Method of least squars minimize the square of $Q$, where $Q$ is:

$$ Q = \sum_{i=1}^{N} \left( Y_i - \beta_0 - \beta_1 X_i \right)^2 $$

The reesults areestimators of $\beta_0, \beta_1$, namely, $b_0, b_1$.

Least squares estimators: start with normal equations:

$$ \sum Y_i = n b_0 + b_1 \sum X_i \\ \sum X_i Y_i = b_0 \sum X_i + b_1 \sum X_i^2 $$

To obtain $b_0, b_1$ directly,

$$ b_1 = \dfrac{ \sum_i X_i Y_i - \dfrac{ ( \sum_i X_i )( \sum_i Y_i ) }{n} }{ \sum_i X_i^2 - \dfrac{ (\sum X_i)^2 }{ n } } $$

and the other coefficient is:

$$ b_0 = \dfrac{1}{n} \left( \sum_I Y_i - b_1 \sum_i X_i \right) = \overline{Y} - b_1 \overline{X} $$

Note: to derive, use calculus. Set derivative of $\dfrac{\partial Q}{\partial}$ to 0.

Fitted Model

$\hat{Y}_i$ is a fitted value (using model)

Regression model:

$$ Y_i = \beta_0 + \beta_1 X_i + \epsilon_i $$

Alternate version in terms of $\beta^{\star}$:

$$ Y_i = \beta_0^{\star} + \beta_1 ( X_i - \overline{X}) + \epsilon_i $$

Now the coefficients are determined by (note: compare to above...):

$$ b_1 = \dfrac{ \sum (X_i - \overline{X})(Y_i -\overline{Y}) }{ \sum (X_i - \overline{X})^2 } $$

and

$$ b_0 = \overline{Y} - b_1 \overline{X} $$

Properties of Least Squares Estimators

Due to Gauss Markov theorem, least squares estimators are unbiased - they neither overpredict nor underpredict.

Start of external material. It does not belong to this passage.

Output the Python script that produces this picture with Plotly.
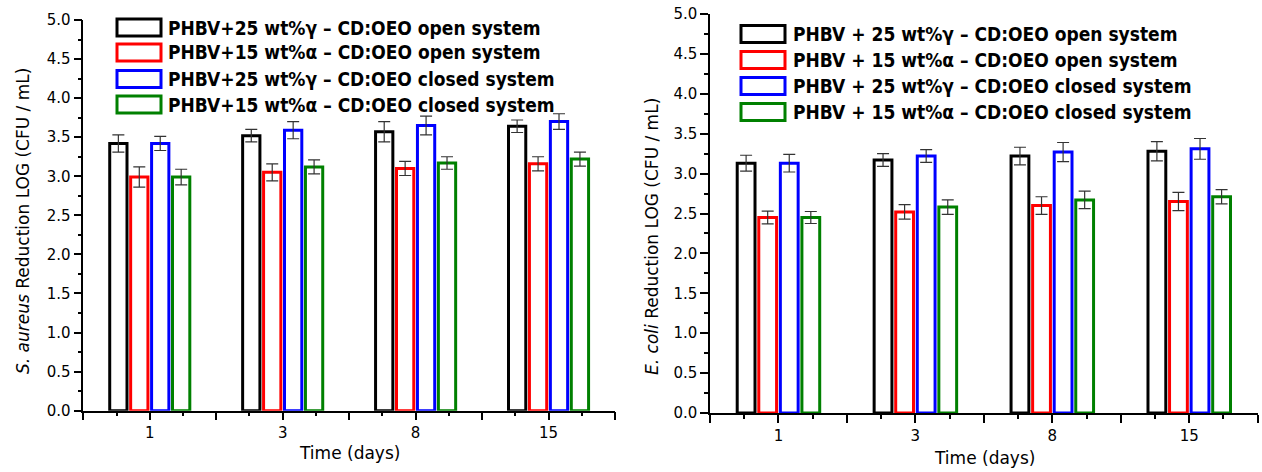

Furthermore, they have minimum variance among all unbiased linear estimators

So using this informaiton, we say the fitted value is:

Using linear regression model,

$$ \hat{Y}_i = b_0 + b_1 x_i $$

or, using an alternate model,

$$ \hat{Y}_i = \overline{Y} + b_1 (X_i - \overline{X}) $$

The residual $e_i$ can be written as the difference between the actual and the predicted values:

$$ e_i = Y_i - \hat{Y}_i = Y_i - b_0 - b_1 X_i $$

Properties of Fitted Regression Lines

Sum of residuals is 0:

$$ \sum_i e_i = 0 $$

Sum of squared residuals is minimized

(Plotting quantity Q vs. $b_0$ or $b_1$ would show minimum)

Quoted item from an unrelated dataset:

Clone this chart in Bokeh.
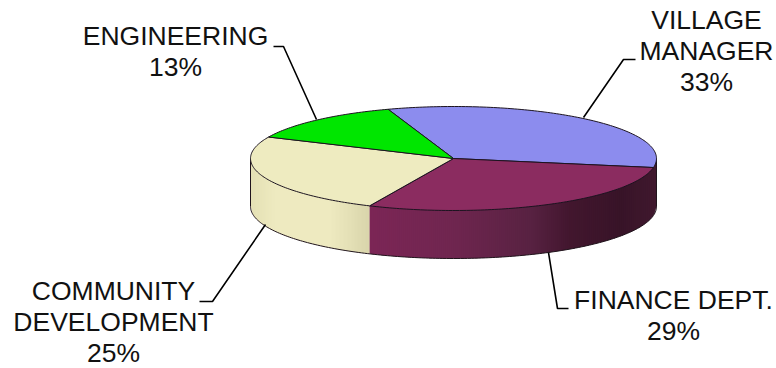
from math import cos, radians, sin, sqrt

from bokeh.core.properties import value
from bokeh.embed import file_html
from bokeh.models import ColumnDataSource, Range1d
from bokeh.plotting import figure
from bokeh.resources import INLINE

# Departmental shares, clockwise from the first slice
departments = ["VILLAGE MANAGER", "FINANCE DEPT.", "COMMUNITY DEVELOPMENT", "ENGINEERING"]
shares = [33, 29, 25, 13]
top_colors = ["#8C8CEE", "#8B2C60", "#EEEBC0", "#00E600"]

# Label text, one entry per line
label_lines = [
    ["VILLAGE", "MANAGER", "33%"],
    ["FINANCE DEPT.", "29%"],
    ["COMMUNITY", "DEVELOPMENT", "25%"],
    ["ENGINEERING", "13%"],
]
label_centers = [(706, 50.5), (673, 315), (113, 321), (175, 50.5)]
leaders = [
    ([583, 623, 635], [117, 59, 59]),
    ([548, 557, 568], [252, 308, 308]),
    ([265, 212, 199], [224, 301, 301]),
    ([316, 283, 273], [119, 46, 46]),
]

# Ellipse geometry of the tilted disc, in page pixels
CX, CY, RX, RY, DEPTH = 453, 158, 203, 52, 48
START_DEG = -18.8

# Shading along the rim, as (x, colour) stops
maroon_stops = [(367, (124, 38, 86)), (450, (112, 38, 80)), (530, (88, 34, 66)),
                (570, (66, 22, 46)), (620, (56, 20, 40)), (656, (64, 24, 46))]
cream_stops = [(250, (228, 224, 180)), (275, (238, 234, 192)), (330, (238, 234, 192)),
               (367, (218, 214, 172))]


def point(deg, drop=0.0):
    a = radians(deg)
    return CX + RX * sin(a), CY - RY * cos(a) + drop


def shade(x, stops):
    for (x0, c0), (x1, c1) in zip(stops, stops[1:]):
        if x <= x1:
            t = max(0.0, (x - x0) / (x1 - x0))
            return "#%02x%02x%02x" % tuple(round(a + (b - a) * t) for a, b in zip(c0, c1))
    return "#%02x%02x%02x" % stops[-1][1]


def near_y(x):
    """Height of the front half of the top ellipse at page x."""
    u = min(1.0, abs(x - CX) / RX)
    return CY + RY * sqrt(1 - u * u)


p = figure(width=776, height=368, output_backend="svg", toolbar_location=None,
           x_range=Range1d(0, 776), y_range=Range1d(368, 0), min_border=0)
p.axis.visible = False
p.grid.visible = False
p.outline_line_color = None
p.background_fill_color = "white"

# Slice boundaries in degrees clockwise from the top of the ellipse
edges = [START_DEG]
for s in shares:
    edges.append(edges[-1] + s * 3.6)

# Rim drawn as overlapping vertical strips, left to right, so no seams show
split_x = point(edges[2])[0]
xs, ys, fills = [], [], []
x = CX - RX
while x < CX + RX:
    x1 = min(x + 2, CX + RX)
    stops = cream_stops if x < split_x else maroon_stops
    if x < split_x < x1:
        x1 = split_x
    # Each strip runs a little past its right end, the next one covers the excess
    x2 = min(x1 + 1, CX + RX) if x1 != split_x else x1
    xs.append([x, x2, x2, x])
    ys.append([CY, CY, near_y(x2) + DEPTH, near_y(x) + DEPTH])
    fills.append(shade((x + x1) / 2, stops))
    x = x1
p.patches(xs, ys, fill_color=fills, line_color=None)

# Lower rim outline and the two silhouette edges
steps = 180
rim = [point(90 + 180 * i / steps, DEPTH) for i in range(steps + 1)]
p.line([CX + RX] + [q[0] for q in rim] + [CX - RX],
       [CY] + [q[1] for q in rim] + [CY], line_color="#20141c", line_width=1)

# Top faces of the slices
for a0, a1, color in zip(edges, edges[1:], top_colors):
    n = max(int(a1 - a0), 2)
    arc = [point(a0 + (a1 - a0) * i / n) for i in range(n + 1)]
    p.patch([CX] + [q[0] for q in arc], [CY] + [q[1] for q in arc],
            fill_color=color, line_color="#1c1420", line_width=1)

# Leader lines
for lx, ly in leaders:
    p.line(lx, ly, line_color="black", line_width=1.6)

# Labels
tx, ty, tt = [], [], []
LINE_HEIGHT = 31
for lines, (cx, cy) in zip(label_lines, label_centers):
    top = cy - LINE_HEIGHT * (len(lines) - 1) / 2
    for i, line in enumerate(lines):
        tx.append(cx)
        ty.append(top + i * LINE_HEIGHT)
        tt.append(line)
p.text(x="x", y="y", text="t", source=ColumnDataSource(dict(x=tx, y=ty, t=tt)),
       text_font=value("Liberation Sans"), text_font_size="26.5px", text_color="#111111",
       text_align="center", text_baseline="middle")

open("out.html", "w").write(file_html(p, INLINE))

Sum of observed values $Y_i$ equals sum of fitted values $\hat{Y}_i$:

$$ \sum_i Y_i = \sum_i \hat{Y}_i $$

Sum of weighted residuals is zero when weighted by level:

$$ \sum_i X_i e_i = 0 $$

Sum of weighted residuals is zero when residual is weighted by FITTED response:

$$ \sum_i \hat{Y}_i e_i = 0 $$

The regression line always passes through the point $(\overline{X}, \overline{Y})$.

Estimating Variance

For a regression line, we are drawing samples from a distribution. The fewer samples we have, the less representative our estimates of the distribution will be. Each degree of freedom is used to improve an estimate of a parameter, whether it be the mean, the variance, or the coefficients of a linear model.

Variance without linear model

Suppose we have a set of samples of a given distribution, and we wish to estiamte the variance in the samples.

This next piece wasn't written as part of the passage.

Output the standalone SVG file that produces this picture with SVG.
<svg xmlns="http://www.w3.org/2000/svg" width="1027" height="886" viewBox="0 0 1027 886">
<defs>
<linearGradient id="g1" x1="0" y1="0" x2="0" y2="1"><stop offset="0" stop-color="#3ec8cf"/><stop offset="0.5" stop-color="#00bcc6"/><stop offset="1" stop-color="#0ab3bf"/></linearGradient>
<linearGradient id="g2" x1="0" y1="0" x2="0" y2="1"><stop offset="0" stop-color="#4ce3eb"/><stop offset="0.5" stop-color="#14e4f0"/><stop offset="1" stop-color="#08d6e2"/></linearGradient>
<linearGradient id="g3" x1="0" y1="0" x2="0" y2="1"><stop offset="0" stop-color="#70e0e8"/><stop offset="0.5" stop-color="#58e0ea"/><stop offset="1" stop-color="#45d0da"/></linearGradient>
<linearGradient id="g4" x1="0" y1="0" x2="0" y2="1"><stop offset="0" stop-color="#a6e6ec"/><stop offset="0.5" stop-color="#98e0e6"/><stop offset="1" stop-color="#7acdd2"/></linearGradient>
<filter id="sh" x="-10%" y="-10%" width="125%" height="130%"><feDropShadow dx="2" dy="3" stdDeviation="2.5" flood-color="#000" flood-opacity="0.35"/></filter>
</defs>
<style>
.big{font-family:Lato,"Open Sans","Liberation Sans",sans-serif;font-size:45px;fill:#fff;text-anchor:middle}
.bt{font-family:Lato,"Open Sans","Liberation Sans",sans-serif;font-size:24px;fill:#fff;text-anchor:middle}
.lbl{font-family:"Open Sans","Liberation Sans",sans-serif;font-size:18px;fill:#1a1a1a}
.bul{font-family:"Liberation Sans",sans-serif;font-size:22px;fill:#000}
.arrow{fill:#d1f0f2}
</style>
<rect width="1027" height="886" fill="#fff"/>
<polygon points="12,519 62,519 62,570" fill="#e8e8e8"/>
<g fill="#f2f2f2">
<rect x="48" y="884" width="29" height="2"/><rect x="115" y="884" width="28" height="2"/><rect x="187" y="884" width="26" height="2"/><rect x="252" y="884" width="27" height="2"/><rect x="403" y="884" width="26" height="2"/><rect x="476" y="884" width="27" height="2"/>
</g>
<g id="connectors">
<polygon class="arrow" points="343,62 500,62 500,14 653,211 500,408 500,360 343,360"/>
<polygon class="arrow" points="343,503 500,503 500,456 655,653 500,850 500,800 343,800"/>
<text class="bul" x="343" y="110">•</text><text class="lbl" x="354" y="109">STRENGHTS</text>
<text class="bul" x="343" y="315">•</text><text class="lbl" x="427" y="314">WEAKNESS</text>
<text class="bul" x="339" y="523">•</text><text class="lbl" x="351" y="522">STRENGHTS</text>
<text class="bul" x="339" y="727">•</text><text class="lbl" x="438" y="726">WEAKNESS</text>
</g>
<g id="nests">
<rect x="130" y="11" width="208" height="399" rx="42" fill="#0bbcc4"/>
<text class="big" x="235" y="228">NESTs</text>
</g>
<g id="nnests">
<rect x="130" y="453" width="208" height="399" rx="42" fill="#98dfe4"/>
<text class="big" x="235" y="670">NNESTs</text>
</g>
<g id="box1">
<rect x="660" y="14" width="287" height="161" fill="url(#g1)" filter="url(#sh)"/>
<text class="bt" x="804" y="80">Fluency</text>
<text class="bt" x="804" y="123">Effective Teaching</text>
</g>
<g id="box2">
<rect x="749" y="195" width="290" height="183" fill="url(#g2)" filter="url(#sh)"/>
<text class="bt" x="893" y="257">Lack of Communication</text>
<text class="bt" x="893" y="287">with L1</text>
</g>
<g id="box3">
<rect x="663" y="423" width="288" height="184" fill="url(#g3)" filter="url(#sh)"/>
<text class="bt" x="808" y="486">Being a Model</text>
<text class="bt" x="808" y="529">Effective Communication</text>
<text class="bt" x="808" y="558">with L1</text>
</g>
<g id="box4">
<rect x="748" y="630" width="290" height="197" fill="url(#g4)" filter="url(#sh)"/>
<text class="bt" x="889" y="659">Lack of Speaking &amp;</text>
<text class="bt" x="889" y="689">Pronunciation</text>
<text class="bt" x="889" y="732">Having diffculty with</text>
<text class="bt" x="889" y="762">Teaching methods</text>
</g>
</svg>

Each sample drawn from the distribution gives one degree of freedom (DOF). One DOF will give the mean $\hat{Y}$. The remainder can give an estimate of the variance in the population. These two quantities will characterize the distribution if it is normal.

The real variance $\sigma^2$ is estimated with $s^2$:

$$ s^2 = \dfrac{ \sum (Y_i - \overline{Y}) }{ n-1 } $$

Here, $n$ is the number of samples, giving $n$ degrees of freedom. One degree of freedom estimates the mean, so $n-1$ is the number of degrees of freedom left to estimate the variance.

Variance with linear model

Alternatively, we saw how to assemble an unbiased linear estimator based on $b_0$ and $b_1$.

Using a linear regression model, we can get the sum of squared errors via:

$$ SSE = \sum_i e_i $$

which then gives us MSE:

$$ MSE = \dfrac{SSE}{n-2} = \dfrac{ \sum_i e_i }{n-2} $$

The mean squared error MSE is an unbiased estimator of $\sigma^2$, and it also satisfies the property:

$$ E(MSE) = \sigma^2 $$

Now, we can go one setp further: specify a model for $\epsilon_i$, assume errors are normally distributed. Use the functional form of a normal distribution (Gaussian distribution) to get a maximum likelihood.

Unbiased estimator:

$$ MSE = \dfrac{n}{n-2} \hat{\sigma}^2 $$

Maximum likelihood estimator:

$$ MSE = \dfrac{1}{n} \left( \sum_i (Y_i - \hat{Y}_i )^2 \right) $$

Difference? $\frac{1}{n-2}$ versus $\frac{1}{n}$.